On top of straining regional relations, the M23 rebellion had exacerbated the already fragile security situation in the eastern DRC. The M23 has been accused of committing war crimes, including forced recruitment, rape and executions.

Somalia
Somalia’s transition came to an end in September 2012, following the swearing-in of Hassan Sheikh Mohamud as president. Somalia had seen remarkable progress in security, constitution-making, political outreach and good governance. The run-up to the end of the transition saw the progressive extension of security beyond Mogadishu and battle successes by the AU Mission in Somalia and its allied forces.

Visible achievements of the transition were the nomination and swearing in members of the new Somali parliament. The election of the speaker, his two deputies and the president were also success stories. For the first time in more than 20 years the parliament of Somalia was chosen locally.
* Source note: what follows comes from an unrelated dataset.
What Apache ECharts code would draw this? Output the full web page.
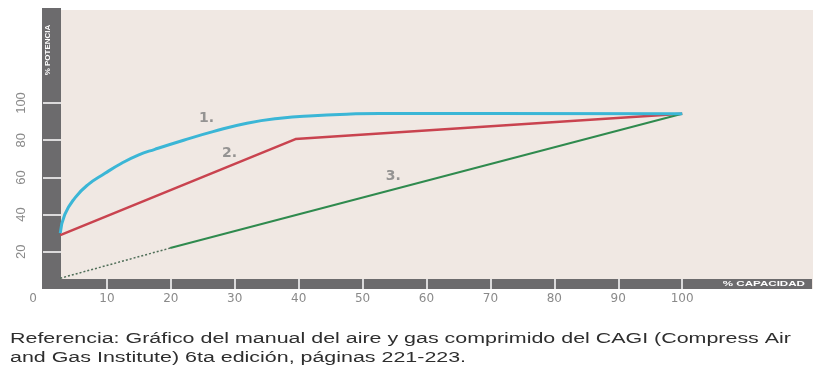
<!DOCTYPE html>
<html>
<head>
<meta charset="utf-8">
<script src="https://cdn.jsdelivr.net/npm/echarts@6/dist/echarts.min.js"></script>
<style>html,body{margin:0;padding:0;background:#fff;}#c{width:825px;height:365px;}</style>
</head>
<body>
<div id="c"></div>
<script>
// Data
var xTickLabels = [0, 10, 20, 30, 40, 50, 60, 70, 80, 90, 100];
var xTickMarks = [10, 20, 30, 40, 50, 60, 70, 80, 90, 100];
var yTickLabels = [20, 40, 60, 80, 100];
var curve1 = [[2.7,30],[3.4,40],[5,49],[7,56],[9.7,62.2],[12.3,67.6],[14.9,72],[17.5,75.1],[22,80],[26.6,84.6],[31.9,89.1],[37.1,91.8],[42.3,93.2],[47.5,94],[52.7,94.4],[70,94.4],[100,94.2]];
var curve2 = [[2.7,29],[39.5,80.6],[100,94.2]];
var curve3Solid = [[19.9,22],[100,94.2]];
var curve3Dotted = [[2.7,5.8],[19.9,22]];
var curveNames = ['1.', '2.', '3.'];
var namePos = [[25.6,92],[29.2,73],[54.8,60.8]];
var xName = '% CAPACIDAD';
var yName = '% POTENCIA';
var caption = 'Referencia: Gráfico del manual del aire y gas comprimido del CAGI (Compress Air\nand Gas Institute) 6ta edición, páginas 221-223.';

var chart = echarts.init(document.getElementById('c'), null, {renderer: 'canvas'});
var labelColor = '#8a8a8a';
var fontFam = '"Liberation Sans", Arial, sans-serif';
var wideFam = '"DejaVu Sans", sans-serif';

chart.setOption({
  animation: false,
  grid: {left: 43, right: 15, top: 10, bottom: 76},
  xAxis: {
    type: 'value', min: 0, max: 120,
    axisLine: {show: false},
    splitLine: {show: false},
    axisTick: {show: true, customValues: xTickMarks, inside: true, length: 10, lineStyle: {color: '#ffffff', width: 1.5}},
    axisLabel: {
      customValues: xTickLabels, margin: 4, color: labelColor, fontSize: 12, fontFamily: wideFam,
      formatter: function (v) { return v === 0 ? '{z|0}' : String(v); },
      rich: {z: {padding: [0, 20, 0, 0], color: labelColor, fontSize: 12, fontFamily: wideFam}}
    }
  },
  yAxis: {
    type: 'value', min: 0, max: 150,
    axisLine: {show: false},
    splitLine: {show: false},
    axisTick: {show: true, customValues: yTickLabels, inside: true, length: 18, lineStyle: {color: '#ffffff', width: 1.5}},
    axisLabel: {customValues: yTickLabels, rotate: 90, margin: 15, color: labelColor, fontSize: 13, fontFamily: fontFam}
  },
  graphic: [
    {type: 'rect', z: -3, shape: {x: 43, y: 10, width: 770, height: 279}, style: {fill: '#f0e8e3'}},
    {type: 'rect', z: -2, shape: {x: 42, y: 8, width: 19, height: 281}, style: {fill: '#6c6b6d'}},
    {type: 'rect', z: -2, shape: {x: 42, y: 279, width: 770, height: 10}, style: {fill: '#6c6b6d'}},
    {type: 'text', z: 5, x: 48, y: 50, rotation: Math.PI / 2,
      style: {text: yName, fill: '#ffffff', font: 'bold 8px ' + fontFam, align: 'center', verticalAlign: 'middle'}},
    {type: 'text', z: 5, x: 805, y: 284, scaleX: 1.45,
      style: {text: xName, fill: '#ffffff', font: 'bold 8px ' + fontFam, align: 'right', verticalAlign: 'middle'}},
    {type: 'text', z: 5, x: 10, y: 330, scaleX: 1.53,
      style: {text: caption, fill: '#2e2e2e', font: '14px ' + fontFam, lineHeight: 19, align: 'left', verticalAlign: 'top'}}
  ],
  series: [
    {type: 'line', data: curve1, smooth: 0.5, showSymbol: false, lineStyle: {color: '#3bb6d6', width: 3}, z: 4},
    {type: 'line', data: curve2, showSymbol: false, lineStyle: {color: '#c9434f', width: 2.5}, z: 3},
    {type: 'line', data: curve3Solid, showSymbol: false, lineStyle: {color: '#2f8a4e', width: 2}, z: 3},
    {type: 'line', data: curve3Dotted, showSymbol: false, lineStyle: {color: '#4f6e58', width: 1.5, type: [2, 2]}, z: 3},
    {type: 'scatter', symbolSize: 0,
      data: namePos.map(function (p, i) { return {value: p, name: curveNames[i]}; }),
      label: {show: true, position: 'inside', formatter: '{b}', color: '#7d7d7d', fontSize: 14, fontWeight: 'bold', fontFamily: wideFam}}
  ]
});
</script>
</body>
</html>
Previous transitional parliaments were chosen abroad with sittings outside of the country.

Despite the successful transition, challenges remain. Somalia’s Al-Qaeda-linked militant group, Al Shabaab, has rejected the process and attempted to assassinate the president. The group also assassinated a member of parliament and stated their intention to continue with these attacks. The number of journalists killed in the country has also been on the increase.

Guinea
The election of opposition leader Alpha Condé in 2010 was a chance to foster democracy and signal a break from six decades of political instability, malgovernance and deterioration of the living conditions of citizens.

Condé won the election, despite receiving 20% of the vote in the first round, by forming a ‘rainbow coalition’ – bringing together 16 leaders and close to 90 small parties – to help him win the run-off. By 2012, this coalition began to fall apart.

One of the key factors fuelling tensions in Guinea appears to be the government’s reluctance to hold legislative elections. Without a duly elected and functioning National Assembly, political problems and tensions could escalate. Even if elections are eventually held, there is a significant risk that the National Assembly would suffer from political gridlock.

President Condé faces serious challenges to his authority. He is discredited due to numerous controversial decrees and the perceived constant harassment of the opposition leaders and accusations of ethnocentrism.

While allegations of corruption are common, there is also the high youth unemployment and persistent, overwhelming poverty that threaten the fragile peace and stability in Guinea. Finally, the army remains a genuine threat for democratisation in the country.

The government is concerned that international partners might abandon Guinea before the Security Sector Reform is complete.